GREAT EXPECTATIONS

Posted in Rants on June 14th, 2010 by Ed

The social sciences are a great place to be a cynic. Acquire even a passing understanding of the cumulative research in political science, sociology, psychology (I know, they resist being lumped into this group), or economics and it quickly leads to the conclusion that humanity is unfit to feed and clothe itself let alone govern or live in society with one another. However low your expectations of the "average American" may be, spend a few hours with the literature of political science and sociology and recognize how generous you were being. Americans know next to nothing, believe absolute nonsense, and lack any interest in social, political, and economic issues. There is nothing more trite or true than stating, "Americans are idiots." It isn't even controversial anymore.

So the question, and a particularly problematic one for the courts, is just what we can reasonably expect Americans to understand about the law and their rights.

Last week the Supreme Court issued a split (5-4) and controversial decision in Berghuis v. Thompkins, allegedly weakening the 5th Amendment right against self-incrimination. As is often the case with Supreme Court controversies, the reaction focuses on the decision and ignores the facts of the underlying case. Briefly, an individual was arrested and read his Miranda rights but he made no statement either invoking or waiving them. That is, he didn't say much of anything. For over 2.5 hours police asked him questions about a murder while he said nothing, and after 3 hours he made a self-incriminating statement.

Statements made after invoking the right to remain silent are inadmissible. The defendant's attorney claimed that he invoked his rights by remaining silent for nearly 3 hours. The lower courts agreed, but the 5-4 majority on the SC disagreed. The majority bloc (Clarence Thomas, Scalia, Alito, Roberts, and Kennedy) is not one that I often side with, but in this instance I see the logic of their decision, even though the implications are troubling.
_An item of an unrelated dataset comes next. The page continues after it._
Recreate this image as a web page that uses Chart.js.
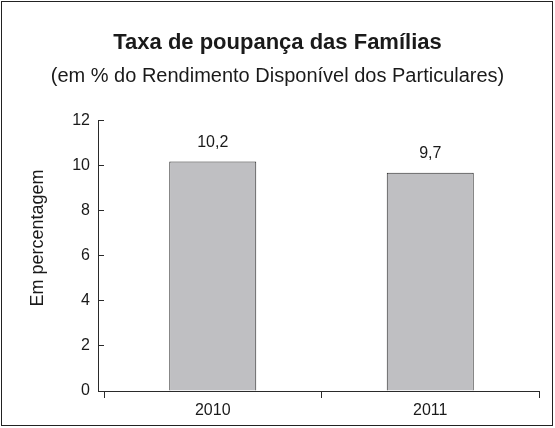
<!DOCTYPE html>
<html>
<head>
<meta charset="utf-8">
<script src="https://cdn.jsdelivr.net/npm/chart.js@4/dist/chart.umd.min.js"></script>
<style>
  html, body { margin: 0; padding: 0; background: #fff; }
  #wrap { position: relative; width: 555px; height: 428px; }
  canvas { display: block; }
</style>
</head>
<body>
<div id="wrap"><canvas id="c" width="555" height="428"></canvas></div>
<script>
const categories = ['2010', '2011'];
const savingsRate = [10.2, 9.7];
const yTicks = [0, 2, 4, 6, 8, 10, 12];
const titleText = 'Taxa de poupança das Famílias';
const subtitleText = '(em % do Rendimento Disponível dos Particulares)';
const yAxisTitle = 'Em percentagem';

const FONT = "Arial, 'Liberation Sans', Helvetica, sans-serif";
const INK = '#1a1a1a';
const AXIS = '#2a2a2a';

const frame = {
  id: 'frame',
  beforeDraw(chart) {
    const ctx = chart.ctx;
    ctx.save();
    ctx.fillStyle = '#fff';
    ctx.fillRect(0, 0, chart.width, chart.height);
    ctx.strokeStyle = '#222';
    ctx.lineWidth = 1;
    ctx.strokeRect(1.5, 1.5, chart.width - 4, chart.height - 4);
    ctx.restore();
  },
  afterDraw(chart) {
    const ctx = chart.ctx;
    const a = chart.chartArea;
    const yLen = chart.options.scales.y.grid.tickLength;
    const ax = Math.round(a.left - yLen) + 0.5;
    ctx.save();
    ctx.strokeStyle = AXIS;
    ctx.lineWidth = 1;
    ctx.beginPath();
    ctx.moveTo(ax, a.top);
    ctx.lineTo(ax, Math.round(a.bottom) + 0.5);
    ctx.lineTo(a.left, Math.round(a.bottom) + 0.5);
    ctx.stroke();
    // y-axis title
    ctx.fillStyle = INK;
    ctx.font = '18px ' + FONT;
    ctx.textAlign = 'center';
    ctx.textBaseline = 'middle';
    ctx.translate(38, 238);
    ctx.rotate(-Math.PI / 2);
    ctx.fillText(yAxisTitle, 0, 0);
    ctx.restore();
  }
};

const valueLabels = {
  id: 'valueLabels',
  afterDatasetsDraw(chart) {
    const ctx = chart.ctx;
    const meta = chart.getDatasetMeta(0);
    ctx.save();
    ctx.font = '16px ' + FONT;
    ctx.fillStyle = INK;
    ctx.textAlign = 'center';
    ctx.textBaseline = 'middle';
    meta.data.forEach((bar, i) => {
      const v = chart.data.datasets[0].data[i];
      ctx.fillText(v.toFixed(1).replace('.', ','), bar.x, bar.y - 19);
    });
    ctx.restore();
  }
};

new Chart(document.getElementById('c'), {
  type: 'bar',
  data: {
    labels: categories,
    datasets: [{
      data: savingsRate,
      backgroundColor: '#bfbfc2',
      borderColor: '#2a2a2a',
      borderWidth: 1,
      borderSkipped: 'bottom',
      barPercentage: 0.4,
      categoryPercentage: 1.0,
      yAxisID: 'y'
    }]
  },
  options: {
    responsive: false,
    animation: false,
    devicePixelRatio: 1,
    layout: { padding: { left: 0, right: 0, top: 0, bottom: 0 } },
    plugins: {
      legend: { display: false },
      tooltip: { enabled: false },
      title: {
        display: true,
        text: titleText,
        color: INK,
        font: { family: FONT, size: 22, weight: 'bold' },
        padding: { top: 30, bottom: 0 }
      },
      subtitle: {
        display: true,
        text: subtitleText,
        color: INK,
        font: { family: FONT, size: 20 },
        padding: { top: 8, bottom: 32.5 }
      }
    },
    scales: {
      x: {
        type: 'category',
        offset: true,
        afterFit(s) { s.height = 37; },
        grid: {
          offset: true,
          drawOnChartArea: false,
          drawTicks: true,
          tickLength: 7,
          color: AXIS
        },
        border: { display: true, color: AXIS, width: 1 },
        ticks: { color: INK, font: { family: FONT, size: 16 }, padding: 3 }
      },
      y: {
        position: 'left',
        min: 0,
        max: 12,
        afterFit(s) { s.width = 104; },
        afterBuildTicks(s) { s.ticks = yTicks.map(v => ({ value: v })); },
        grid: {
          drawOnChartArea: false,
          drawTicks: true,
          tickLength: 6,
          color: AXIS
        },
        border: { display: false },
        ticks: { color: INK, font: { family: FONT, size: 16 }, padding: 8 }
      },
      yRight: {
        position: 'right',
        display: true,
        afterFit(s) { s.width = 16; },
        grid: { display: false, drawTicks: false },
        border: { display: false },
        ticks: { display: false }
      }
    }
  },
  plugins: [frame, valueLabels]
});
</script>
</body>
</html>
The basic question is a thorny one: what can and should police assume? Now, we know that I am not a friend of American police tactics and what we mockingly call a justice system. But this fuels my belief that asking police to assume anything is a dangerous enterprise. On the one hand, the dissenters on the Court and liberal groups are arguing that 3 hours of silence should be interpreted as invoking the right to remain silent. On the other, the majority argued that responding to any questions should be interpreted as waiving the right.

Much of the reaction has echoed Sotomayor's dissent in arguing that:

A) The burden should be on the police to prove that the rights were waived, not on the defendant to prove that they were invoked. As the original Miranda decision states, a "heavy burden rests on the government to demonstrate that the defendant knowingly and intelligently waived his privilege against self-incrimination and his right to retained or appointed counsel."

B) Our rights have been weakened because police can hypothetically pepper a silent person with questions for hours until he or she finally responds. I agree with the first part, but the second only holds if we assume that Americans have not the slightest understanding of how their rights work. That might not be a bad assumption, of course.

A person need only say "I wish to remain silent" or "I don't want to say anything" and everything beyond that point becomes inadmissible in all but a few unique situations. The real question at hand here, then, is whether it is reasonable to expect that an adult under arrest should know this. Can we expect them to know that they should affirmatively state their invocation of the right? Interrogations would be so much less effective at extracting confessions if people simply remembered what any half-decent lawyer will tell you: don't say anything and ask for a lawyer. That people don't understand this is the Cops' Best Friend. But how far do police have to go to make people understand it? After they state "You have the right to remain silent. Anything you choose to say can be used against you at trial." do they need to take out finger puppets and crayons until the point is clear?

As for silence being interpreted as invoking the 5th Amendment, that too is very problematic for the dissenters' argument. What about the rest of Miranda? Does silence also invoke the right to have an attorney present? Ideally we want police doing as little "interpretation" as possible. The fewer points of law they have to think about, the better. I for one don't want them trying to interpret the meaning of silence. ANY statement, even as simple as "I have nothing to say, asshole", will invoke the 5th. Furthermore, the suspect in this case was given the "extended" Miranda and was informed that he could choose to invoke his rights at any time before, after, or during questioning.

I'm a pretty good civil libertarian and I recognize that most people know very little about their rights under arrest. And the Court has been cognizant of that over the years with Miranda, ruling that a Miranda warning is only valid if the suspect affirmatively indicates that he understands his rights and that it must be read in a language understood by the suspect. Is it too much to ask people to state their intent to invoke their rights after those rights have been explained to them? Sadly, the answer is probably yes, so I sympathize with Sotomayor's argument about the burden resting on the state to prove that the right was waived. That said, it isn't hard to see the majority's point that there is a limit to what we should expect of the police. After informing suspects of their rights and explicitly asking them (as is near-universal in American law enforcement) ""Do you understand each of these rights? Understanding each of these rights, do you now wish to speak to the police without a lawyer being present?" I fail to see what more can reasonably be done to make individuals understand that saying "No" invokes legal rights that protect them.